• [GIVEN MATERIAL]
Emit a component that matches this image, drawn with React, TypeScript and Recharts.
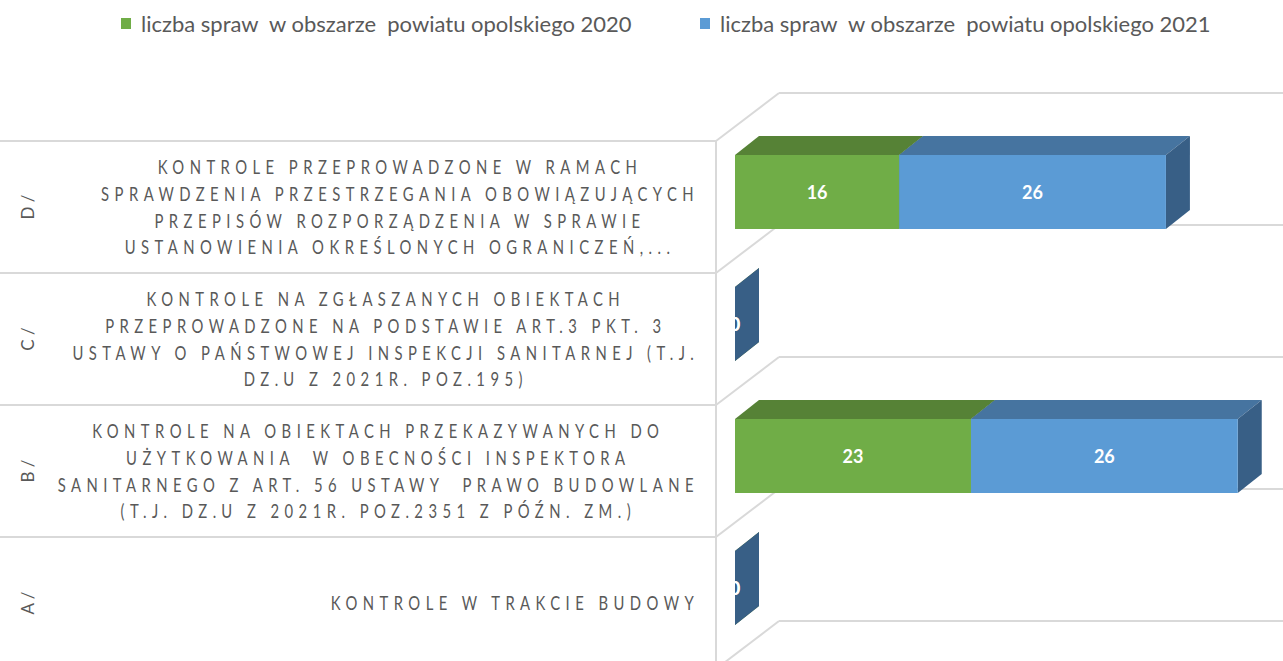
import React from "react";
import {
  Bar,
  BarChart,
  CartesianGrid,
  LabelList,
  Legend,
  XAxis,
  YAxis,
} from "recharts";

// categories, top to bottom
const codes = ["D /", "C /", "B /", "A /"];
const descriptions: string[][] = [
  [
    "KONTROLE PRZEPROWADZONE W RAMACH",
    "SPRAWDZENIA PRZESTRZEGANIA OBOWIĄZUJĄCYCH",
    "PRZEPISÓW ROZPORZĄDZENIA W SPRAWIE",
    "USTANOWIENIA OKREŚLONYCH OGRANICZEŃ,...",
  ],
  [
    "KONTROLE NA ZGŁASZANYCH OBIEKTACH",
    "PRZEPROWADZONE NA PODSTAWIE ART.3 PKT. 3",
    "USTAWY O PAŃSTWOWEJ INSPEKCJI SANITARNEJ (T.J.",
    "DZ.U Z 2021R. POZ.195)",
  ],
  [
    "KONTROLE NA OBIEKTACH PRZEKAZYWANYCH DO",
    "UŻYTKOWANIA  W OBECNOŚCI INSPEKTORA",
    "SANITARNEGO Z ART. 56 USTAWY  PRAWO BUDOWLANE",
    "(T.J. DZ.U Z 2021R. POZ.2351 Z PÓŹN. ZM.)",
  ],
  ["KONTROLE W TRAKCIE BUDOWY"],
];
const cases2020 = [16, 0, 23, 0];
const cases2021 = [26, 0, 26, 0];
const seriesNames = [
  "liczba spraw  w obszarze  powiatu opolskiego 2020",
  "liczba spraw  w obszarze  powiatu opolskiego 2021",
];

const data = codes.map((code, i) => ({
  code,
  y2020: cases2020[i],
  y2021: cases2021[i],
}));

const WIDTH = 1283;
const HEIGHT = 700;
const FRONT = ["#70AD47", "#5B9BD5"];
const TOP = ["#568236", "#4674A0"];
const SIDE = ["#4E7731", "#385F86"];
const GRID = "#D9D9D9";
const TEXT = "#595959";

// 3d depth of a bar and of the whole wall
const DX = 24;
const DY = -19;
const WALL_FRONT_DX = -19;
const WALL_FRONT_DY = 15;
const WALL_BACK_DX = 44;
const WALL_BACK_DY = -33;

const CAT_FONT_SIZE = 19;
const CAT_SX = 0.78;
const CAT_LS = 7;
const CAT_LINE = 26.6;
const LABEL_RIGHT = 697;

let ctx: CanvasRenderingContext2D | null = null;
const measure = (text: string, font: string) => {
  if (!ctx) ctx = document.createElement("canvas").getContext("2d");
  if (!ctx) return text.length * 10;
  ctx.font = font;
  return ctx.measureText(text).width;
};

const CategoryTick = (props: any) => {
  const { y, payload } = props;
  const i = codes.indexOf(payload.value);
  const lines = descriptions[i] || [];
  const cy = y + WALL_FRONT_DY;
  const font = `400 ${CAT_FONT_SIZE}px Lato`;
  const widths = lines.map(
    (l) => (measure(l, font) + CAT_LS * l.length) * CAT_SX
  );
  const blockW = Math.max(...widths);
  const cx = LABEL_RIGHT - blockW / 2;
  const y0 = cy - ((lines.length - 1) * CAT_LINE) / 2;
  return (
    <g>
      <text
        transform={`translate(27,${cy}) rotate(-90)`}
        textAnchor="middle"
        dominantBaseline="central"
        fontFamily="Lato"
        fontSize={17}
        fill={TEXT}
        style={{ whiteSpace: "pre" }}
      >
        {payload.value}
      </text>
      {lines.map((l, k) => (
        <text
          key={k}
          transform={`translate(${cx + (CAT_LS * CAT_SX) / 2},${
            y0 + k * CAT_LINE
          }) scale(${CAT_SX},1)`}
          textAnchor="middle"
          dominantBaseline="central"
          fontFamily="Lato"
          fontSize={CAT_FONT_SIZE}
          letterSpacing={CAT_LS}
          fill={TEXT}
          style={{ whiteSpace: "pre" }}
        >
          {l}
        </text>
      ))}
    </g>
  );
};

const makeBox = (s: number) => (props: any) => {
  const { x, y, width, height } = props;
  if (x == null || y == null) return <g />;
  const w = Math.max(width || 0, 0);
  return (
    <g>
      <polygon
        points={`${x},${y} ${x + w},${y} ${x + w + DX},${y + DY} ${x + DX},${
          y + DY
        }`}
        fill={TOP[s]}
      />
      <polygon
        points={`${x + w},${y} ${x + w + DX},${y + DY} ${x + w + DX},${
          y + height + DY
        } ${x + w},${y + height}`}
        fill={SIDE[s]}
      />
      <rect x={x} y={y} width={w} height={height} fill={FRONT[s]} />
    </g>
  );
};

const ValueLabel = (props: any) => {
  const vb =
    props.viewBox && props.viewBox.height !== undefined ? props.viewBox : props;
  const x = vb.x ?? props.x;
  const y = vb.y ?? props.y;
  const width = vb.width ?? props.width ?? 0;
  const height = vb.height ?? props.height ?? 0;
  return (
    <text
      x={x + width / 2}
      y={y + height / 2}
      fill="#FFFFFF"
      textAnchor="middle"
      dominantBaseline="central"
      fontFamily="Lato"
      fontWeight={700}
      fontSize={18}
    >
      {props.value}
    </text>
  );
};

// one boundary between categories: front line, diagonal, back wall line
const WallLine = (props: any) => {
  const { x1, y1 } = props;
  const fx = x1 + WALL_FRONT_DX;
  const fy = y1 + WALL_FRONT_DY;
  const bx = x1 + WALL_BACK_DX;
  const by = y1 + WALL_BACK_DY;
  return (
    <g key={props.key} stroke={GRID} strokeWidth={2} fill="none">
      <line x1={0} y1={fy} x2={fx} y2={fy} />
      <line x1={fx} y1={fy} x2={bx} y2={by} />
      <line x1={bx} y1={by} x2={WIDTH} y2={by} />
      <line x1={fx} y1={fy} x2={fx} y2={HEIGHT} />
    </g>
  );
};

const LEGEND_X = [121, 700];
const LegendContent = (props: any) => {
  const payload = props.payload && props.payload.length ? props.payload : [];
  return (
    <div style={{ position: "relative", height: 30, width: WIDTH }}>
      {seriesNames.map((name, i) => (
        <div
          key={name}
          style={{
            position: "absolute",
            left: LEGEND_X[i],
            top: 0,
            display: "flex",
            alignItems: "center",
          }}
        >
          <span
            style={{
              display: "inline-block",
              width: 10,
              height: 11,
              background: payload[i]?.color || FRONT[i],
              marginRight: 10,
            }}
          />
          <span
            style={{
              whiteSpace: "pre",
              fontFamily: "Lato",
              fontSize: 22,
              color: TEXT,
            }}
          >
            {payload[i]?.value || name}
          </span>
        </div>
      ))}
    </div>
  );
};

export default function App() {
  return (
    <div
      style={{
        position: "fixed",
        top: 0,
        left: 0,
        width: WIDTH,
        height: 661,
        overflow: "hidden",
        background: "#FFFFFF",
      }}
    >
      <BarChart
        width={WIDTH}
        height={HEIGHT}
        data={data}
        layout="vertical"
        margin={{ top: 126, right: 35, bottom: 46, left: 0 }}
      >
        <CartesianGrid
          vertical={false}
          horizontalCoordinatesGenerator={({ offset }: any) =>
            codes
              .map((_, i) => offset.top + (i * offset.height) / codes.length)
              .concat([offset.top + offset.height])
          }
          horizontal={(p: any) => <WallLine {...p} />}
        />
        <XAxis type="number" domain={[0, 50]} hide />
        <YAxis
          type="category"
          dataKey="code"
          width={735}
          axisLine={false}
          tickLine={false}
          interval={0}
          tick={CategoryTick}
        />
        <Legend
          layout="horizontal"
          verticalAlign="middle"
          align="center"
          wrapperStyle={{ top: 10, left: 0, width: WIDTH }}
          content={LegendContent}
        />
        <Bar
          dataKey="y2020"
          name={seriesNames[0]}
          stackId="s"
          barSize={74}
          fill={FRONT[0]}
          shape={makeBox(0)}
          isAnimationActive={false}
        >
          <LabelList dataKey="y2020" content={ValueLabel} />
        </Bar>
        <Bar
          dataKey="y2021"
          name={seriesNames[1]}
          stackId="s"
          barSize={74}
          fill={FRONT[1]}
          shape={makeBox(1)}
          isAnimationActive={false}
        >
          <LabelList dataKey="y2021" content={ValueLabel} />
        </Bar>
      </BarChart>
    </div>
  );
}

• [WORK TO BE COMPLETED] Leave out any pictures, please, and quote only the lines from the top of the data through the line that contains "const WALL_BACK_DY = -33;".

• [FINISHED TASK]
Emit a component that matches this image, drawn with React, TypeScript and Recharts.
import React from "react";
import {
  Bar,
  BarChart,
  CartesianGrid,
  LabelList,
  Legend,
  XAxis,
  YAxis,
} from "recharts";

// categories, top to bottom
const codes = ["D /", "C /", "B /", "A /"];
const descriptions: string[][] = [
  [
    "KONTROLE PRZEPROWADZONE W RAMACH",
    "SPRAWDZENIA PRZESTRZEGANIA OBOWIĄZUJĄCYCH",
    "PRZEPISÓW ROZPORZĄDZENIA W SPRAWIE",
    "USTANOWIENIA OKREŚLONYCH OGRANICZEŃ,...",
  ],
  [
    "KONTROLE NA ZGŁASZANYCH OBIEKTACH",
    "PRZEPROWADZONE NA PODSTAWIE ART.3 PKT. 3",
    "USTAWY O PAŃSTWOWEJ INSPEKCJI SANITARNEJ (T.J.",
    "DZ.U Z 2021R. POZ.195)",
  ],
  [
    "KONTROLE NA OBIEKTACH PRZEKAZYWANYCH DO",
    "UŻYTKOWANIA  W OBECNOŚCI INSPEKTORA",
    "SANITARNEGO Z ART. 56 USTAWY  PRAWO BUDOWLANE",
    "(T.J. DZ.U Z 2021R. POZ.2351 Z PÓŹN. ZM.)",
  ],
  ["KONTROLE W TRAKCIE BUDOWY"],
];
const cases2020 = [16, 0, 23, 0];
const cases2021 = [26, 0, 26, 0];
const seriesNames = [
  "liczba spraw  w obszarze  powiatu opolskiego 2020",
  "liczba spraw  w obszarze  powiatu opolskiego 2021",
];

const data = codes.map((code, i) => ({
  code,
  y2020: cases2020[i],
  y2021: cases2021[i],
}));

const WIDTH = 1283;
const HEIGHT = 700;
const FRONT = ["#70AD47", "#5B9BD5"];
const TOP = ["#568236", "#4674A0"];
const SIDE = ["#4E7731", "#385F86"];
const GRID = "#D9D9D9";
const TEXT = "#595959";

// 3d depth of a bar and of the whole wall
const DX = 24;
const DY = -19;
const WALL_FRONT_DX = -19;
const WALL_FRONT_DY = 15;
const WALL_BACK_DX = 44;
const WALL_BACK_DY = -33;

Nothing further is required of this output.